Par Claire Vandenbulcke, Équité – le cheval juste (29)

Je m’appelle Claire Vandenbulcke, je suis la créatrice des « Chevaux d’Arcand », une école d’équitation où l’on donne autant d’importance à la compréhension qu’à la relation et à l’équitation.

Mon parcours m’a amenée à questionner bon nombre de croyances, concepts et habitudes du monde équestre, en particulier sur cette notion qui me semble capitale : comment savoir ce qu’est en train de dire mon cheval ?

De quoi parle-t-on ?

Le cheval est un animal social et grégaire. A ce titre, il vit (normalement) avec d’autres congénaires et interagit avec eux ainsi qu’avec son environnement. Il a comme toutes les espèces, un éthogramme (inventaire des comportements de l’espèce) et il se trouve qu’à force d’études, celui du cheval commence à être assez documenté.

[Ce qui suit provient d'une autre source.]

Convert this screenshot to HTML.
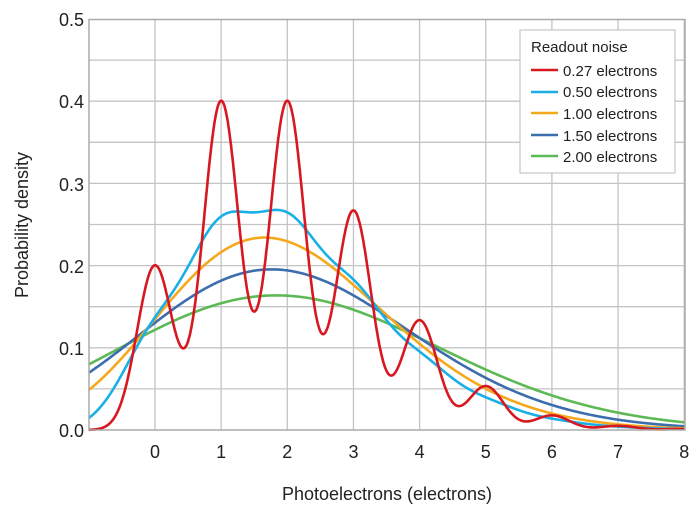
<!DOCTYPE html><html><head><style>body{margin:0;background:#fff}svg{font-family:"Liberation Sans",sans-serif}</style></head><body>
<svg id="s" width="700" height="512" xmlns="http://www.w3.org/2000/svg">
<g id="grid" stroke="#c4c4c4" stroke-width="1.3" fill="none"></g>
<g id="lines" fill="none" stroke-width="2.6"></g>
<rect x="89" y="19.5" width="596" height="410.5" fill="none" stroke="#aaa" stroke-width="1.5"/>
<g font-size="18" fill="#222" text-anchor="end">
<text x="84" y="26">0.5</text><text x="84" y="108">0.4</text><text x="84" y="191">0.3</text><text x="84" y="273">0.2</text><text x="84" y="355">0.1</text><text x="84" y="437">0.0</text>
</g>
<g id="xt" font-size="18" fill="#222" text-anchor="middle"></g>
<text x="387" y="500" font-size="18" fill="#222" text-anchor="middle">Photoelectrons (electrons)</text>
<text transform="translate(28,225) rotate(-90)" font-size="18" fill="#222" text-anchor="middle">Probability density</text>
<rect x="520" y="30" width="155" height="143" fill="#fff" stroke="#bbb" stroke-width="1"/>
<g font-size="15" fill="#222">
<text x="531" y="52">Readout noise</text>
<text x="563" y="76">0.27 electrons</text><text x="563" y="97">0.50 electrons</text><text x="563" y="119">1.00 electrons</text><text x="563" y="141">1.50 electrons</text><text x="563" y="162">2.00 electrons</text>
</g>
<g stroke-width="2.6">
<line x1="531" x2="558" y1="70" y2="70" stroke="#d81820"/>
<line x1="531" x2="558" y1="92" y2="92" stroke="#1ab0e6"/>
<line x1="531" x2="558" y1="113" y2="113" stroke="#f4a91d"/>
<line x1="531" x2="558" y1="135" y2="135" stroke="#3c6eae"/>
<line x1="531" x2="558" y1="156" y2="156" stroke="#5db956"/>
</g>
</svg>
<script>
var X=function(v){return 155+(v)*66.15},Y=function(p){return 430-p*822};
var g=document.getElementById('grid'),h='';
for(var i=1;i<10;i++){var y=430-i*41.1;h+='<line x1="89" x2="685" y1="'+y+'" y2="'+y+'"/>';}
for(var k=0;k<=8;k++){h+='<line x1="'+X(k)+'" x2="'+X(k)+'" y1="19.5" y2="430"/>';}
g.innerHTML=h;
var t='';for(k=0;k<=8;k++)t+='<text x="'+X(k)+'" y="458">'+k+'</text>';
document.getElementById('xt').innerHTML=t;
var pois=[];var f=1;for(k=0;k<30;k++){if(k>0)f*=k;pois.push(Math.exp(-2)*Math.pow(2,k)/f);}
var S=[[0.27,'#d81820'],[0.5,'#1ab0e6'],[1,'#f4a91d'],[1.5,'#3c6eae'],[2,'#5db956']];
var L='';S.slice().reverse().forEach(function(s){var sg=s[0],d='';
for(var x=-1;x<=8.0001;x+=0.01){var p=0;for(k=0;k<30;k++)p+=pois[k]*Math.exp(-(x-k)*(x-k)/(2*sg*sg))/(sg*2.5066);
d+=(d?'L':'M')+X(x).toFixed(1)+','+Y(p).toFixed(1);}
L+='<path d="'+d+'" stroke="'+s[1]+'"/>';});
document.getElementById('lines').innerHTML=L;
</script>
</body></html>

Je vais donc attirer votre attention sur tout ce que l’on peut observer et quantifier et surtout, quel est le message derrière ces comportements (à la lumière des découvertes actuelles).

Pourquoi se plonger dans l’observation ?

Notre capacité à lire le cheval avec justesse va conditionner son bien être, la qualité de la relation et la facilité d’apprentissage. Alors ça vaut le coup de s’y intéresser non ?

Y a t’il des pré-requis ?

Non, c’est ça qui est formidable, l’envie suffit. Ensuite, nos sens s’affinent et perçoivent de mieux en mieux les signaux à force de pratiquer.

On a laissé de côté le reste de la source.